Fatih Altaylı dünkü (15 Temmuz 2012 tarihli) yazısının ‘Vibratörlü Çikolata’ başlıklı kısmında ekranlarda boy gösteren üç ürün grubuna ait reklamlarda tüketicilerin aşırı haz alırken resmedilmesini eleştiriyor.
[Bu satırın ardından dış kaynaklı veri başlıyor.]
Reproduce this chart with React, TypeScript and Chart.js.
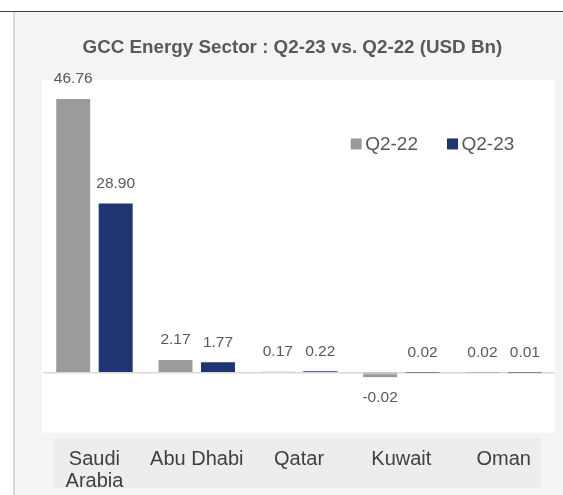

Peki sizce Altaylı hangi reklamları kast ediyor ve eleştirisinde haklı mı?
Vibratörlü çikolata
Televizyonlarda reklam kuşaklarını izlerken üç tür ürünün reklamına dayanamıyorum.
Biri banyo sabunu ve jelleri.
İkincisi dondurma.
Üçüncüsü ise çikolata.
Banyo sabunları reklamlarındaki kadınlara bakıyorum.
Yıkanıyorlar mı, başka bir şey mi yapıyorlar belli değil.
Yahu insan böyle yıkanır mı?
Hani hamam kültürü olmayan ülkede olsak yiyeceğiz de, burada olmuyor.
Sanki banyoda bir de adam varmış ama film çekilirken çıkarmışlar aradan, kadın da adamın yokluğunda durumu idare ediyor gibi.
Bu nasıl reklam?
Ya dondurma reklamları?
Böyle bir dondurma yemek var mı dünyada?
Böyle dondurma yiyen biri tecavüze uğrasa, mahkemede hafifletici neden olur.
Korkum o ki, çoluk çocuk bu reklamları göre göre dondurmayı ‘öyle’ yenen bir şey zannedecek.
Sonunda babasından anasından dayak yiyecek.
Çikolatalar farklı mı?
Kadın çikolata yiyor ama suratındaki ifadeye bakarsan sanki çikolata paketinden promosyon olarak vibratör çıkmış.
Sırf bu reklamlar yüzünden çikolatadan, dondurmadan soğudum.
Yersem bende de aynı etkiyi yapar diye korkuyorum.